Christmas book recommendations (2)
Posted on 23rd Dec 2011 in Reviews
The limitation period on festive gift buying is about to expire. File a claim for peace and goodwill before it’s too late! But if you can’t face the crush in the last minute bargain basement of your local department store, fear not. Help is at hand in the bookshop. And for those with e-readers and i-pads, what could be easier than the virtual gift of an e-book?
Fans of Gary Slapper’s column in the The Times will be familiar with the mixture of dry humour and jurisprudential erudition with which he compiles stories from around the world about the strange cases that somehow never make it into the law reports. In 2009 some of these were collected into a book of Weird Cases published by Wildy, Simmons & Hill, which has just been made available as an e-book. Now comes a second volume, More Weird Cases, also available as an e-book (from Wildy & Sons Ltd).
In this you can read about the gang member from Los Angeles whose exercise of the right to silence was unable to save him from conviction after it was found that he had “gone to the trouble of having a detailed picture of a murder he’d committed tattooed on to his chest”. The tattoo was used to identify him as the killer, helped by the fact that the liquor store where the murder took place had been carefully labelled in the image. Recounting this tale, from 2004, Slapper then segues effortlessly to 1888 and the story, taken from a novel by Sir Henry Rider Haggard, called Mrs Meeson’s Will.
In the novel, a dying man marooned on an island accepts the offer of a young woman, more likely than he to survive, to have his will tattooed onto her back. The woman herself is then “admitted to probate” to help validate the legacy to the dying man’s nephew.This knitting together of thematically linked material from different times and places is typical of Slapper’s urbane style as raconteur.
Alarming instances of violence against lawyers (recounted on pp 73 to 74) may not go down brilliantly with some beneficiaries of this book as a festive gift. No matter, they will entertain the non-lawyers. One is amused to find here one of the many tales concerning the barrister FE Smith (1872-1930) who, when he witnessed a man jostling a woman on a tram in Liverpool, stepped in and punched the brute so hard that he fell out and cracked his head, fatally, on the pavement. Smith’s legal career, following a fugitive period in Malta, did not apparently suffer; he is the subject of many colourful anecdotes and ended up as Lord Chancellor with the title Lord Birkenhead. (Brokenhead might have been more appropriate.)
So why the duck and the weed on the cover? You’ll have to read the rest of the book to find out. In fact, there’s a serious likelihood (on a balance of probabilities) that if you buy this book for a friend or family member, it will arrive in a second hand condition, after you’ve perused its contents in the course of trying to wrap it up.
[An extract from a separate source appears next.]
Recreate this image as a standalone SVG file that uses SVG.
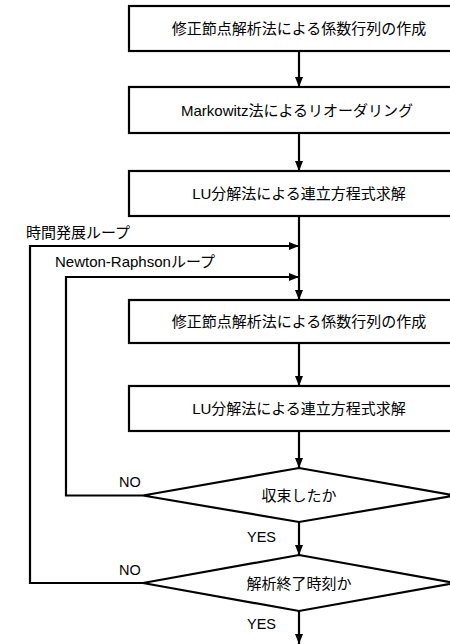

Talking of the notorious advocate and orator FE Smith (see above), here is one of his most famous forensic riposts (taken from wikiquotes):
Judge: I’ve listened to you for an hour and I’m none wiser.
Smith: None the wiser, perhaps, my lord but certainly better informed.
If anyone embodies this spirit of adversarial defiance in fiction it has to be Horace Rumpole. Lawyers and non-lawyers alike have enjoyed the fictitious reminiscences of this noble curmudgeon, an “Old Bailey hack” whose advocacy on behalf of his clients often takes him well outside the walls of the courtroom, sleuthing for clues in the unlikeliest places. In Rumpole at Christmas, he learns crucial information to exonerate a client when taking another barrister’s children to the pantomime, and in another story he encounters a bogus Santa Claus who comes to a children’s party in chambers and attempts to rob the clerk’s room of all the brief fees belatedly sent in by instructing solicitors. Rumpole persuades the man of the error of his ways. But Rumpole is uneasy with yuletide frivolity:
I suppose what I have against Christmas Day is that the courts are all shut and no one is being tried for anything.”
Perhaps it’s also the fact that he has to spend more time with his wife, Hilda, otherwise known as She Who Must Be Obeyed, who is not above her own FE Smith moments:
Do try and be serious, Rumpole. You’re not nearly as funny as you think you are.”
But she’s wrong, and he is; and this book, a new paperback edition of a compilation of stories appearing in The Strand Magazine, Woman’s Weekly, the Independent, and other newspapers, is a choice morsel for that long doze after lunch when everyone else is walking the dog and fire needs just one more little log to help warm your port. Put it in your bundle of authorities.